As a conclusion, the invention provides driving power to energize the lighting equipment 5 at a smaller circuit size. The number of electronic elements is fewer. The loss of the circuit can be reduced, and power utilization efficiency of total circuitry is higher.

While the preferred embodiments of the invention have been set forth for the purpose of disclosure, modifications of the disclosed embodiments of the invention as well as other embodiments thereof may occur to those skilled in the art.
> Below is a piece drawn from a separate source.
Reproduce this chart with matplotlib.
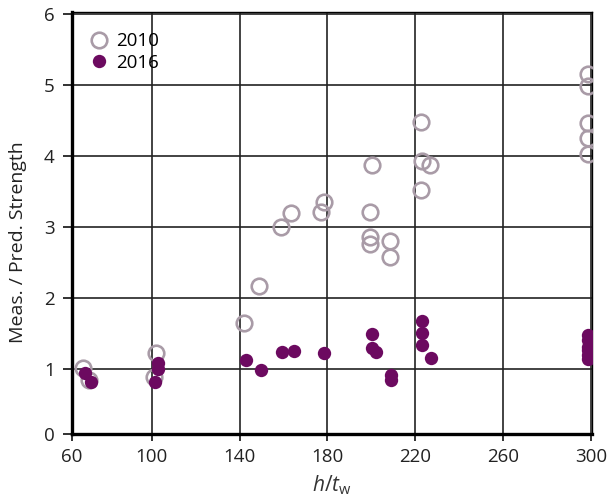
import matplotlib
matplotlib.use("Agg")
import matplotlib.pyplot as plt

plt.rcParams["font.family"] = ["Open Sans", "DejaVu Sans"]
plt.rcParams["mathtext.fontset"] = "custom"
plt.rcParams["mathtext.it"] = "Open Sans:italic"
plt.rcParams["mathtext.rm"] = "Open Sans"

# 2010 data (open circles)
x_2010 = [68.6, 71.6, 102.1, 100.9, 142.2, 149.0, 158.9, 163.6, 177.0, 178.2,
          199.5, 199.5, 199.5, 200.4, 208.6, 208.3, 222.4, 223.1, 226.5, 222.7,
          298.5, 298.5, 298.5, 298.5, 298.5]
y_2010 = [1.02, 0.85, 1.23, 0.89, 1.65, 2.17, 3.00, 3.20, 3.21, 3.35,
          2.86, 2.76, 3.21, 3.87, 2.80, 2.58, 4.48, 3.93, 3.87, 3.52,
          5.16, 4.98, 4.47, 4.26, 4.03]

# 2016 data (filled)
x_2016 = [69.6, 72.2, 102.7, 102.7, 101.5, 142.8, 149.7, 159.5, 164.7, 178.5,
          200.4, 200.3, 202.2, 208.9, 208.9, 223.2, 223.2, 223.2, 227.2,
          298.7, 298.7, 298.7, 298.7, 298.7, 298.7]
y_2016 = [0.94, 0.82, 1.08, 1.00, 0.82, 1.13, 0.98, 1.24, 1.25, 1.22,
          1.49, 1.29, 1.24, 0.92, 0.85, 1.67, 1.50, 1.34, 1.16,
          1.48, 1.41, 1.31, 1.27, 1.20, 1.14]

x_ticks = [63.7, 100, 140, 180, 220, 260, 300]
x_labels = ["60", "100", "140", "180", "220", "260", "300"]
y_ticks = [0.077, 1, 2, 3, 4, 5, 6]
y_labels = ["0", "1", "2", "3", "4", "5", "6"]

fig = plt.figure(figsize=(6.08, 4.99), dpi=100)
ax = fig.add_axes([0.1184, 0.1293, 0.8553, 0.8467])

ax.plot(x_2010, y_2010, "o", markersize=11.2, markerfacecolor="none",
        markeredgecolor="#a99ba7", markeredgewidth=1.9, label="2010", zorder=3)
ax.plot(x_2016, y_2016, "o", markersize=9.6, markerfacecolor="#6c0a60",
        markeredgecolor="#6c0a60", markeredgewidth=0, label="2016", zorder=4)

ax.set_xlim(63.7, 300.4)
ax.set_ylim(0.077, 6.03)
ax.set_xticks(x_ticks)
ax.set_xticklabels(x_labels)
ax.set_yticks(y_ticks)
ax.set_yticklabels(y_labels)

ax.grid(True, color="#222222", linewidth=1.2)
ax.set_axisbelow(True)

for side in ["top", "right"]:
    ax.spines[side].set_linewidth(1.0)
for side in ["left", "bottom"]:
    ax.spines[side].set_linewidth(2.4)

ax.tick_params(axis="both", labelsize=13.5, direction="out", width=1.3,
               color="#222222", labelcolor="#222222")
ax.tick_params(axis="y", length=6.5, pad=6)
ax.tick_params(axis="x", length=5, pad=5)

ax.set_xlabel("$h/t_\\mathrm{w}$", fontsize=15, color="#333333", va="top")
ax.xaxis.set_label_coords(0.5, -0.093)
ax.set_ylabel("Meas. / Pred. Strength", fontsize=14, color="#222222")
ax.yaxis.set_label_coords(-0.087, 0.456)

leg = ax.legend(loc="upper left", frameon=False, fontsize=13.5, handletextpad=0.15,
                borderaxespad=0.3, labelspacing=0.2, handlelength=1.5,
                bbox_to_anchor=(0.0, 0.983))

fig.savefig("out.png", dpi=100)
Accordingly, the appended claims are intended to cover all embodiments which do not depart from the spirit and scope of the invention.

Claims

1. A power conversion structure comprising a power factor correction circuit which has an energy storage coil, a switch and a voltage boosting control unit, wherein the voltage boosting control unit controlling OFF and ON of the switch to change the period of current flowing through the energy storage coil to regulate the phase of current, characterized in: the energy storage coil is coupled with at least one induction coil to induce and generate driving power to energize lighting equipment, the amount of the driving power being determined by the coil ratio of the induction coil and the energy storage coil.

2. The power conversion structure of claim 1, wherein the induction coil is connected to a rectifier to regulate the driving power.

3. The power conversion structure of claim 2, wherein the lighting equipment is connected to a rear end of the rectifier and includes at least one LED cluster.

4. The power conversion structure of claim 1, wherein the induction coil is connected to an inverter to regulate the driving power.

5. The power conversion structure of claim 4, wherein the lighting equipment is connected to a rear end of the inverter and includes at least one discharging lamp.

6. The power conversion structure of claim 1, wherein the induction coil and the lighting equipment are bridged by a power inspection unit which generates a feedback signal sent to the voltage boosting control unit according to the driving power.

7. The power conversion structure of claim 1, wherein the at least one induction coil is outside the power factor correction circuit.